Peer shares a similar outlook, focusing on the long-term potential of well-selected assets. He states: “Our vision for Konvi is to firmly position ourselves as Europe’s leading alternative investment platform, where retail investors can confidently and profitably place a 10% allocation of their portfolio into on a regular basis.”
He adds: “We therefore want to continue expanding the variety of assets that investors on our platform have access to, opening up new avenues of investment into relevant and unique asset classes. Our goal is to democratise all types of alternative assets, breaking the mould of this market and making these exclusive returns available to everyone. Currently, the alternative investment space is fragmented into a range of different providers specialising in different areas of the market.
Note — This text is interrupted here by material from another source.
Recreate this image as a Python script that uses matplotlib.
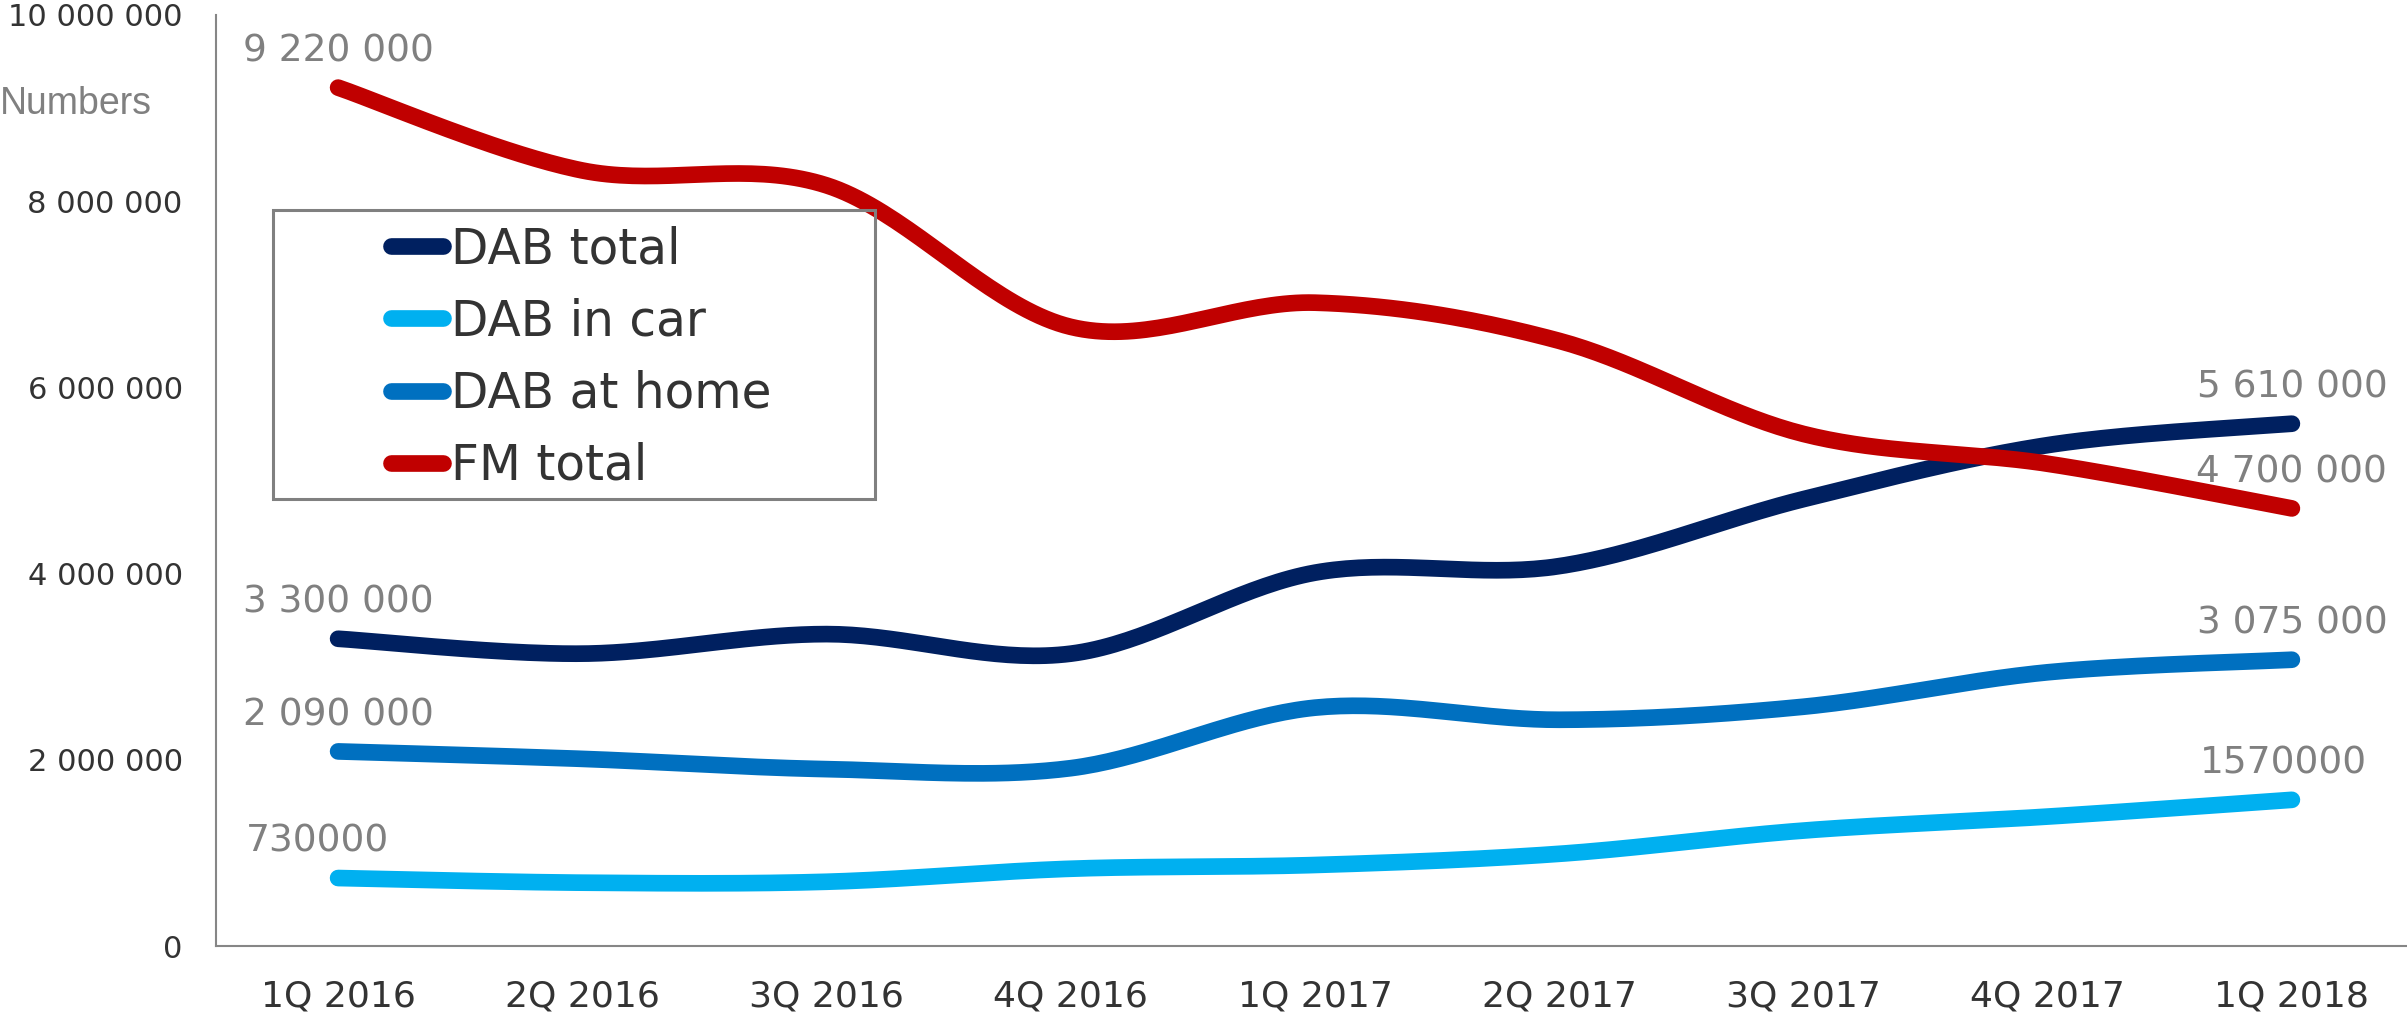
import numpy as np
import matplotlib
matplotlib.use("Agg")
import matplotlib.pyplot as plt
from matplotlib.lines import Line2D
from matplotlib.patches import Rectangle
from matplotlib.ticker import FuncFormatter

quarters = ["1Q 2016", "2Q 2016", "3Q 2016", "4Q 2016", "1Q 2017",
            "2Q 2017", "3Q 2017", "4Q 2017", "1Q 2018"]

dab_total = [3300000, 3140000, 3350000, 3140000, 4010000, 4080000, 4800000, 5380000, 5610000]
dab_car = [730000, 680000, 690000, 830000, 870000, 990000, 1240000, 1390000, 1570000]
dab_home = [2090000, 2010000, 1900000, 1910000, 2560000, 2430000, 2570000, 2940000, 3075000]
fm_total = [9220000, 8330000, 8170000, 6650000, 6910000, 6500000, 5500000, 5180000, 4700000]

series_names = ["DAB total", "DAB in car", "DAB at home", "FM total"]
# first / last value labels as shown on the chart
first_labels = ["3 300 000", "730000", "2 090 000", "9 220 000"]
last_labels = ["5 610 000", "1570000", "3 075 000", "4 700 000"]

colors = ["#002060", "#00B0F0", "#0070C0", "#C00000"]
LW = 12


def smooth(x, y, n=40):
    # Catmull-Rom style bezier, like Excel's smoothed line
    x = np.asarray(x, float)
    y = np.asarray(y, float)
    pts = np.column_stack([x, y])
    out = []
    for i in range(len(pts) - 1):
        p0 = pts[i - 1] if i > 0 else pts[i]
        p1 = pts[i]
        p2 = pts[i + 1]
        p3 = pts[i + 2] if i + 2 < len(pts) else pts[i + 1]
        c1 = p1 + (p2 - p0) / 6.0
        c2 = p2 - (p3 - p1) / 6.0
        t = np.linspace(0, 1, n)[:, None]
        seg = ((1 - t) ** 3) * p1 + 3 * ((1 - t) ** 2) * t * c1 + 3 * (1 - t) * t ** 2 * c2 + t ** 3 * p2
        out.append(seg if i == 0 else seg[1:])
    out = np.vstack(out)
    return out[:, 0], out[:, 1]


W, H = 2407, 1018
fig = plt.figure(figsize=(W / 100, H / 100), dpi=100)
ax = fig.add_axes([216 / W, 72 / H, (2414 - 216) / W, (1003 - 72) / H])

x = np.arange(len(quarters))
all_series = [dab_total, dab_car, dab_home, fm_total]
label_dx = [0, -15, 0, 0]
label_dx_end = [0, -6, 0, 0]

for vals, col, name, fl, ll, dx0, dx1 in zip(all_series, colors, series_names,
                                             first_labels, last_labels, label_dx, label_dx_end):
    xs, ys = smooth(x, vals)
    ax.plot(xs, ys, color=col, lw=LW, solid_capstyle="round", solid_joinstyle="round")
    ax.annotate(fl, (x[0], vals[0]), xytext=(dx0, 26), textcoords="offset points",
                ha="center", va="center", fontsize=27, color="#808080")
    ax.annotate(ll, (x[-1], vals[-1]), xytext=(dx1, 26), textcoords="offset points",
                ha="center", va="center", fontsize=27, color="#808080")

ax.set_xlim(-0.5, 8.5)
ax.set_ylim(0, 10000000)
ax.set_xticks(x)
ax.set_xticklabels(quarters)
ax.set_yticks(np.arange(0, 10000001, 2000000))
ax.yaxis.set_major_formatter(FuncFormatter(lambda v, p: f"{int(v):,}".replace(",", " ")))
ax.tick_params(axis="x", length=0, pad=24, labelsize=26, labelcolor="#333333")
ax.tick_params(axis="y", length=0, pad=24, labelsize=22, labelcolor="#333333")

for s in ["top", "right"]:
    ax.spines[s].set_visible(False)
for s in ["left", "bottom"]:
    ax.spines[s].set_color("#868686")
    ax.spines[s].set_linewidth(1.5)

fig.text(0, 1 - 104 / H, "Numbers", fontsize=27, color="#808080",
         family="Liberation Sans", ha="left", va="center")

# legend box
fig.patches.append(Rectangle((273 / W, 1 - 499 / H), (875 - 273) / W, (499 - 210) / H,
                             transform=fig.transFigure, fill=False,
                             edgecolor="#808080", linewidth=2.2))
handles = [Line2D([0], [0], color=c, lw=LW, solid_capstyle="round") for c in colors]
fig.legend(handles, series_names, loc="upper left", bbox_to_anchor=(391 / W, 1 - 225 / H),
           frameon=False, fontsize=35, handlelength=1.07, handletextpad=0.16,
           labelspacing=0.5, borderpad=0, borderaxespad=0, labelcolor="#333333")

fig.savefig("out.png", dpi=100)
Our aim is to consolidate all these specialists into one platform, making it the go-to place for luxury and alternative investments.”
As the market continues to grow and evolve, the intersection of passion, craftsmanship, and rarity will remain the cornerstone of luxury collectibles. For both seasoned investors and newcomers, this space offers a unique opportunity to blend passion with profit in ways that were previously unimaginable. It remains a vibrant and evolving space, driven by a mix of economic forces, cultural influences, and individual preferences. As luxury continues to intersect with passion and practicality, the allure of collectibles as both investments and expressions of individuality is set to endure.